Microsoft, Nokia, and the hole in the wall

Staff Writer on
Microsoft, Nokia, and the hole in the wall

In the classic film Butch Cassidy and the Sundance Kid, the titular heroes step over the line one too many times robbing the trains of the Union Pacific Railroad and its owner, E.H. Harriman. Harriman hires a “super posse” of famous lawmen to hunt down Butch and Sundance dead or alive.

I couldn’t help thinking about that film while reading about Nokia’s pact with Microsoft to base future Nokia smartphones on Windows Phone 7. Like the titular heroes of the film, Nokia and Microsoft were both simultaneously feared and loved when they ruled as masters of their industries. And like Butch and Sundance, both ticked off E.H. Harriman one too many times.

For the purposes of this analogy, picture Microsoft as Sundance and Nokia as Butch. The “super posse” is Apple and its iOS platform of iPhones and iPads, pursuing the gang relentlessly into the hills.
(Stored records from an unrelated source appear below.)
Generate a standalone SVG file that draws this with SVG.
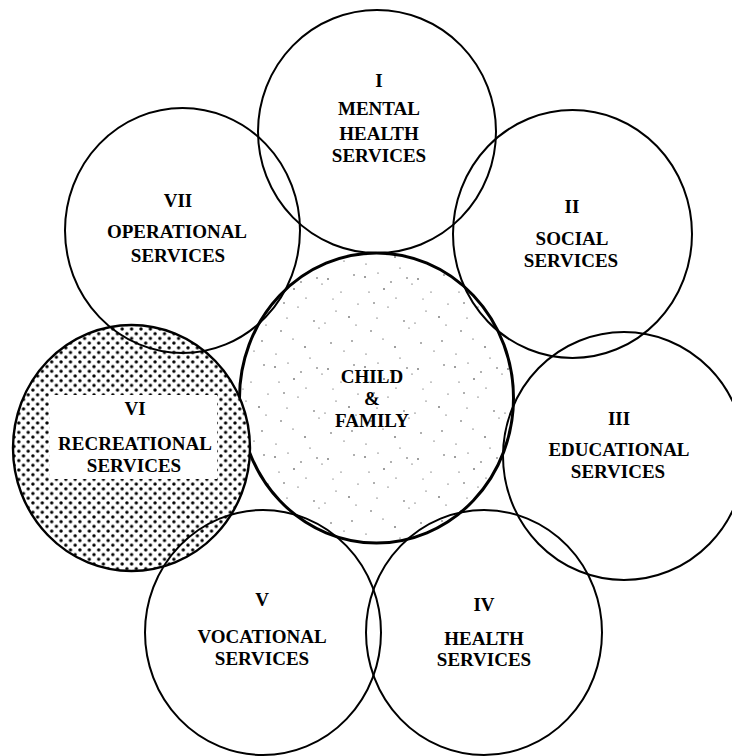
<svg xmlns="http://www.w3.org/2000/svg" width="732" height="756" viewBox="0 0 732 756">
<defs>
<pattern id="stipple" patternUnits="userSpaceOnUse" width="90" height="90">
<g fill="#222">
<circle cx="5" cy="7" r="0.8"/><circle cx="18" cy="3" r="0.6"/><circle cx="31" cy="12" r="0.7"/><circle cx="9" cy="22" r="0.6"/><circle cx="24" cy="19" r="0.8"/><circle cx="36" cy="28" r="0.6"/><circle cx="14" cy="33" r="0.7"/><circle cx="28" cy="37" r="0.6"/><circle cx="47" cy="8" r="0.7"/><circle cx="52" cy="14" r="0.6"/><circle cx="58" cy="9" r="0.8"/><circle cx="71" cy="22" r="0.6"/><circle cx="84" cy="5" r="0.7"/><circle cx="66" cy="41" r="0.6"/><circle cx="79" cy="47" r="0.8"/><circle cx="86" cy="55" r="0.6"/><circle cx="44" cy="51" r="0.7"/><circle cx="49" cy="58" r="0.6"/><circle cx="55" cy="53" r="0.6"/><circle cx="11" cy="61" r="0.7"/><circle cx="23" cy="69" r="0.6"/><circle cx="35" cy="77" r="0.8"/><circle cx="6" cy="84" r="0.6"/><circle cx="61" cy="73" r="0.7"/><circle cx="74" cy="81" r="0.6"/><circle cx="82" cy="71" r="0.7"/><circle cx="40" cy="88" r="0.6"/><circle cx="17" cy="48" r="0.6"/><circle cx="63" cy="29" r="0.5"/><circle cx="88" cy="34" r="0.6"/>
</g>
</pattern>
<pattern id="halftone" patternUnits="userSpaceOnUse" width="9.4" height="9.4">
<rect width="9.4" height="9.4" fill="#fff"/>
<circle cx="0" cy="0" r="1.7"/><circle cx="9.4" cy="0" r="1.7"/><circle cx="0" cy="9.4" r="1.7"/><circle cx="9.4" cy="9.4" r="1.7"/><circle cx="4.7" cy="4.7" r="1.7"/>
</pattern>
</defs>
<style>
.ring{fill:none;stroke:#000;stroke-width:2}
.core{fill:url(#stipple);stroke:#000;stroke-width:3}
.dot{fill:url(#halftone);stroke:#000;stroke-width:2.4}
text{font-family:"Liberation Serif","Times New Roman",serif;font-weight:bold;font-size:19px;text-anchor:middle;fill:#000}
</style>
<rect width="732" height="756" fill="#fff"/>
<g id="child-family">
<ellipse class="core" cx="376.5" cy="398" rx="137" ry="145"/>
<text x="372" y="383">CHILD</text>
<text x="372" y="405">&amp;</text>
<text x="372" y="427">FAMILY</text>
</g>
<g id="vi-recreational">
<ellipse class="dot" cx="131.5" cy="448" rx="118.5" ry="123"/>
<rect x="50" y="395" width="167" height="84" fill="#fff"/>
<text x="135" y="415">VI</text>
<text x="135" y="450">RECREATIONAL</text>
<text x="134" y="472">SERVICES</text>
</g>
<g id="i-mental-health">
<ellipse class="ring" cx="377" cy="131.5" rx="119" ry="121.5"/>
<text x="379" y="87">I</text>
<text x="379" y="115">MENTAL</text>
<text x="379" y="140">HEALTH</text>
<text x="379" y="162">SERVICES</text>
</g>
<g id="ii-social">
<ellipse class="ring" cx="572.5" cy="234" rx="119.5" ry="124"/>
<text x="572" y="213">II</text>
<text x="572" y="245">SOCIAL</text>
<text x="571" y="267">SERVICES</text>
</g>
<g id="iii-educational">
<ellipse class="ring" cx="624" cy="456" rx="121" ry="124"/>
<text x="619" y="425">III</text>
<text x="619" y="456">EDUCATIONAL</text>
<text x="618" y="478">SERVICES</text>
</g>
<g id="iv-health">
<ellipse class="ring" cx="484" cy="632.5" rx="118" ry="122.5"/>
<text x="484" y="611">IV</text>
<text x="484" y="645">HEALTH</text>
<text x="484" y="666">SERVICES</text>
</g>
<g id="v-vocational">
<ellipse class="ring" cx="263" cy="632.5" rx="118" ry="122.5"/>
<text x="262" y="606">V</text>
<text x="262" y="643">VOCATIONAL</text>
<text x="262" y="665">SERVICES</text>
</g>
<g id="vii-operational">
<ellipse class="ring" cx="182.5" cy="230.5" rx="117.5" ry="122.5"/>
<text x="178" y="207">VII</text>
<text x="177" y="238">OPERATIONAL</text>
<text x="178" y="262">SERVICES</text>
</g>
</svg>
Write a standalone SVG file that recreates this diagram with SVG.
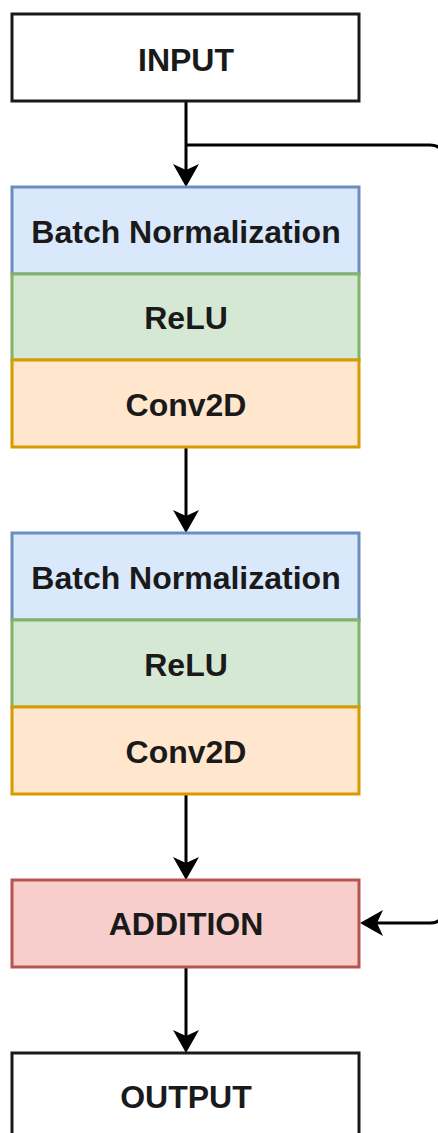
<svg xmlns="http://www.w3.org/2000/svg" width="438" height="1133" viewBox="0 0 438 1133">
<style>
text{font-family:"Liberation Sans",Arial,sans-serif;font-weight:bold;font-size:32px;fill:#1a1a1a;text-anchor:middle}
.w{fill:#ffffff;stroke:#1a1a1a;stroke-width:3}
.b{fill:#dae8fc;stroke:#6c8ebf;stroke-width:3}
.g{fill:#d5e8d4;stroke:#82b366;stroke-width:3}
.o{fill:#ffe6cc;stroke:#d79b00;stroke-width:3}
.r{fill:#f8cecc;stroke:#b85450;stroke-width:3}
.c{fill:none;stroke:#000;stroke-width:3;marker-end:url(#ah)}
</style>
<defs>
<marker id="ah" markerUnits="userSpaceOnUse" markerWidth="24" markerHeight="26" viewBox="0 0 23 26" refX="17" refY="13" orient="auto">
<path d="M0,0 L23,13 L0,26 L6,13 Z" fill="#000"/>
</marker>
</defs>
<rect width="438" height="1133" fill="#fff"/>
<g id="connectors">
<path class="c" d="M186,101 L186,181"/>
<path class="c" d="M186,447 L186,527"/>
<path class="c" d="M186,794 L186,874"/>
<path class="c" d="M186,967 L186,1047"/>
<path class="c" d="M186,145 L430,145 Q443,145 443,158 L443,910 Q443,923 430,923 L366,923"/>
</g>
<g id="input"><rect class="w" x="12" y="14" width="347" height="87"/><text x="186" y="71">INPUT</text></g>
<g id="bn1"><rect class="b" x="12" y="187" width="347" height="87"/><text x="186" y="243">Batch Normalization</text></g>
<g id="relu1"><rect class="g" x="12" y="274" width="347" height="86"/><text x="186" y="329">ReLU</text></g>
<g id="conv1"><rect class="o" x="12" y="360" width="347" height="87"/><text x="186" y="416">Conv2D</text></g>
<g id="bn2"><rect class="b" x="12" y="533" width="347" height="87"/><text x="186" y="589">Batch Normalization</text></g>
<g id="relu2"><rect class="g" x="12" y="620" width="347" height="87"/><text x="186" y="676">ReLU</text></g>
<g id="conv2"><rect class="o" x="12" y="707" width="347" height="87"/><text x="186" y="763">Conv2D</text></g>
<g id="addition"><rect class="r" x="12" y="880" width="347" height="87"/><text x="186" y="935">ADDITION</text></g>
<g id="output"><rect class="w" x="12" y="1053" width="347" height="87"/><text x="186" y="1108">OUTPUT</text></g>
</svg>
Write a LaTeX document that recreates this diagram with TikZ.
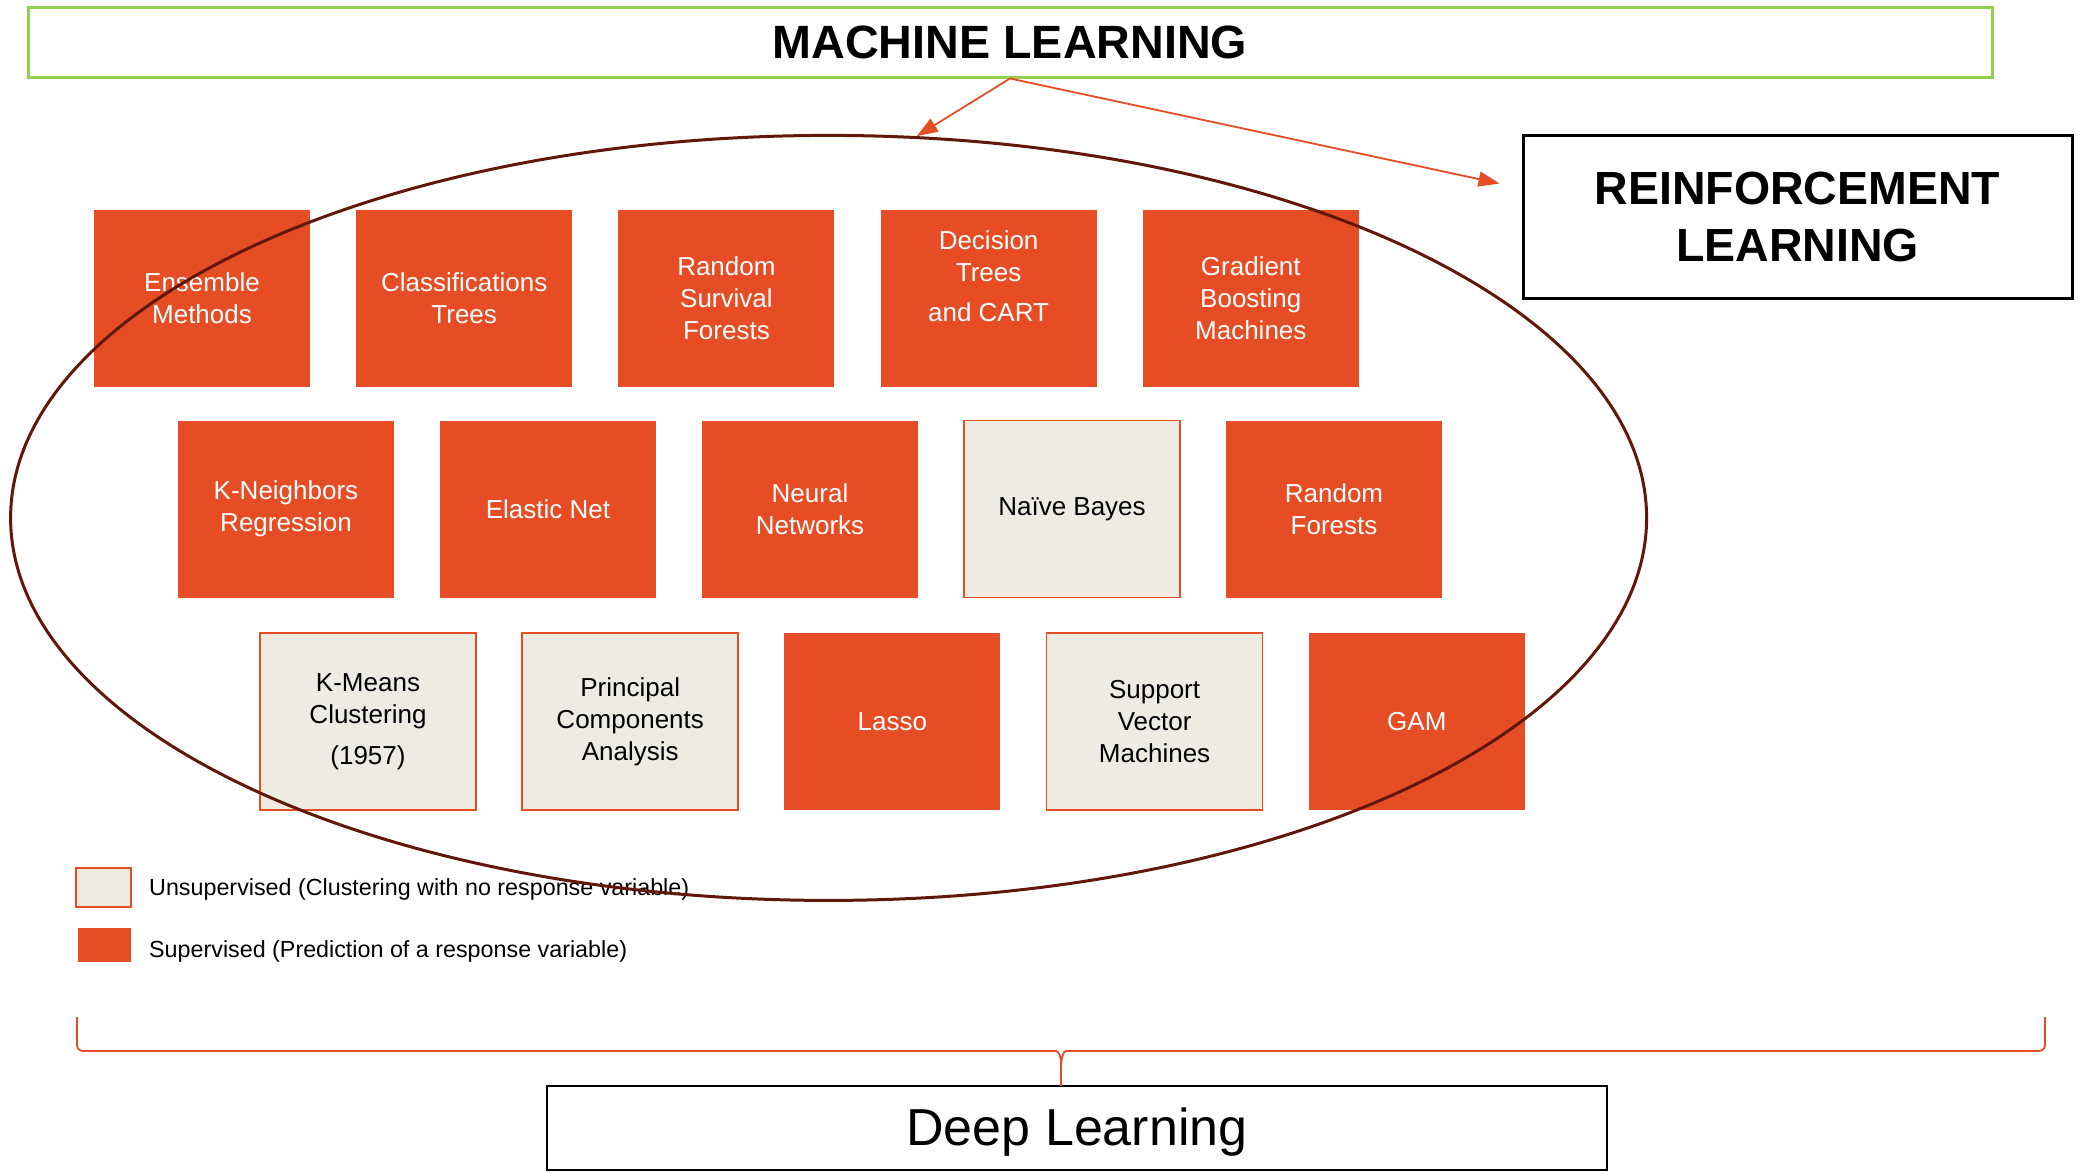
\documentclass[tikz,border=0pt]{standalone}
\usepackage{fontspec}
\setmainfont{Liberation Sans}
\usetikzlibrary{shapes.geometric,arrows.meta}
\definecolor{mlorange}{RGB}{230,77,36}
\definecolor{mlbeige}{RGB}{238,236,224}
\definecolor{mlgreen}{RGB}{146,208,80}
\definecolor{mlbrown}{RGB}{98,24,8}
\tikzset{
  box/.style={minimum width=216pt,minimum height=177pt,inner sep=0pt,align=center,font=\fontsize{26}{32}\selectfont},
  sup/.style={box,fill=mlorange,text=white},
  unsup/.style={box,fill=mlbeige,draw=mlorange,line width=1.5pt},
  mlarrow/.style={draw=mlorange,line width=1.8pt,-{Triangle[length=21pt,width=15pt]}},
  title/.style={draw,line width=3pt,inner sep=0pt,align=center},
  legendtext/.style={anchor=base west,inner sep=0pt,font=\fontsize{23.3}{28}\selectfont}
}
\begin{document}
\begin{tikzpicture}[x=1pt,y=-1pt]
  \useasboundingbox (0,0) rectangle (2082,1171);
  \node[title,draw=mlgreen,minimum width=1964pt,minimum height=70pt,font=\fontsize{46.7}{56}\selectfont\bfseries] (ml) at (1010,42) {MACHINE LEARNING};
  \node[title,minimum width=549pt,minimum height=163pt,font=\fontsize{46.5}{57}\selectfont\bfseries] (rl) at (1797.5,216.5) {REINFORCEMENT\\LEARNING};
  \node[title,line width=2.5pt,minimum width=1060pt,minimum height=84pt,text depth=3pt,font=\fontsize{52}{62}\selectfont] (dl) at (1077,1128) {Deep Learning};

  % three rows of methods
  \foreach \nm/\txt/\kind [count=\i from 0] in {ens/{Ensemble\\Methods}/sup, cls/{Classifications\\Trees}/sup, rsf/{Random\\Survival\\Forests}/sup, dt/{}/sup, gbm/{Gradient\\Boosting\\Machines}/sup}
    \node[\kind] (\nm) at ({202+262.2*\i},298.5) {\txt};
  \node[text=white,align=center,font=\fontsize{26}{32}\selectfont,yshift=22pt] (dttext) at (dt) {Decision\\Trees\\[8pt]and CART};
  \foreach \nm/\txt/\kind [count=\i from 0] in {knn/{K-Neighbors\\Regression}/sup, enet/{Elastic Net}/sup, nn/{Neural\\Networks}/sup, nb/{Naïve Bayes}/unsup, rf/{Random\\Forests}/sup}
    \node[\kind] (\nm) at ({286+262*\i},509) {\txt};
  \foreach \nm/\txt/\kind [count=\i from 0] in {km/{K-Means\\Clustering\\[9pt](1957)}/unsup, pca/{Principal\\Components\\Analysis}/unsup, lasso/{Lasso}/sup, svm/{Support\\Vector\\Machines}/unsup, gam/{GAM}/sup}
    \node[\kind] (\nm) at ({368+262.2*\i},721.5) {\txt};

  % legend
  \node[unsup,minimum width=55pt,minimum height=39pt] (lgu) at (103.5,887.5) {};
  \node[sup,minimum width=53pt,minimum height=34pt] (lgs) at (104.5,945) {};
  \node[legendtext] (lgutext) at (149,895) {Unsupervised (Clustering with no response variable)};
  \node[legendtext] (lgstext) at (149,957) {Supervised (Prediction of a response variable)};

  \node[ellipse,draw=mlbrown,line width=3pt,minimum width=1636pt,minimum height=765pt,inner sep=0pt] (ell) at (828.6,517.9) {};

  \draw[mlarrow] (ml.south) -- (ell.77);
  \draw[mlarrow] (ml.south) -- ([xshift=-22pt,yshift=33pt]rl.west);

  % brace down to deep learning
  \coordinate (bracetip) at (1061,1086);
  \draw[draw=mlorange,line width=1.8pt,rounded corners=6pt] (77,1017) |- (1050,1051) .. controls (1058,1051) and (1061,1056) .. (1061,1068) -- (bracetip);
  \draw[draw=mlorange,line width=1.8pt,rounded corners=6pt] (2045,1017) |- (1072,1051) .. controls (1064,1051) and (1061,1056) .. (1061,1068);
\end{tikzpicture}
\end{document}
Eventually the two are pinned down in an exposed area at the top of a ravine overlooking a river far below. Butch recognises their peril and readies to shoot it out while Sundance, always thinking, suggests they jump into the river. Butch refuses to comply, revealing that he can’t swim. Sundance laughs at this: “Are you crazy,” he says, “the fall’s gonna kill you.”

They tie their arms together and jump, both recognising this is the only chance they have, and Butch in particular hoping Sundance will stop him drowning.

Similarly, Nokia admitted last year that it couldn’t swim when it hired Stephen Elop to come over from Microsoft and be its CEO. It recognised even then that Symbian was never going to be a dominant – or even competitive – smartphone platform, and what’s more it didn’t have the skills in-house to do anything about it. Perhaps, it thought, Microsoft did?

 

Microsoft, for its part, has been trying to get someone – anyone – to take it seriously as a mobile platform vendor for well over a decade, with no success. Remember Windows CE? That’s how long Microsoft’s been trying to get into the game.

Windows Phone 7 was supposed to be a break from the past and a brave new world of functionality, but doesn’t feature such basic things as multitasking or cut-and-paste. Sure, neither did iOS when it first appeared. That was nearly four years ago.

Both Microsoft and Nokia have promised and not delivered, promised and not delivered, over and over and over again, for years. Even now, with the iPad revitalising the long-moribund category of “tablet” computing, Microsoft admits Windows Phone 7 is not a suitable tablet platform. For the sake of my analogy, E.H. Harriman of the Union Pacific Railroad is everyone who has wanted a decent smartphone for the past decade and a half. We’re the ones who set Apple’s super posse on the trail.

So the two have tied themselves together and plunged into the ravine, hoping for the best. We’ll see how that goes.

Butch and Sundance, for their part, survived the fall and fled to Bolivia, where they gained a certain degree of repute as bank robbers. Forced from their comfort zone, they had at least found their niche. They were happy.

I don’t want to spoil the ending of the film for you if you haven’t seen it yet – and I strongly recommend you do, it’s brilliant. But for the sake of this column, imagine Google, and Android, as the Bolivian Army.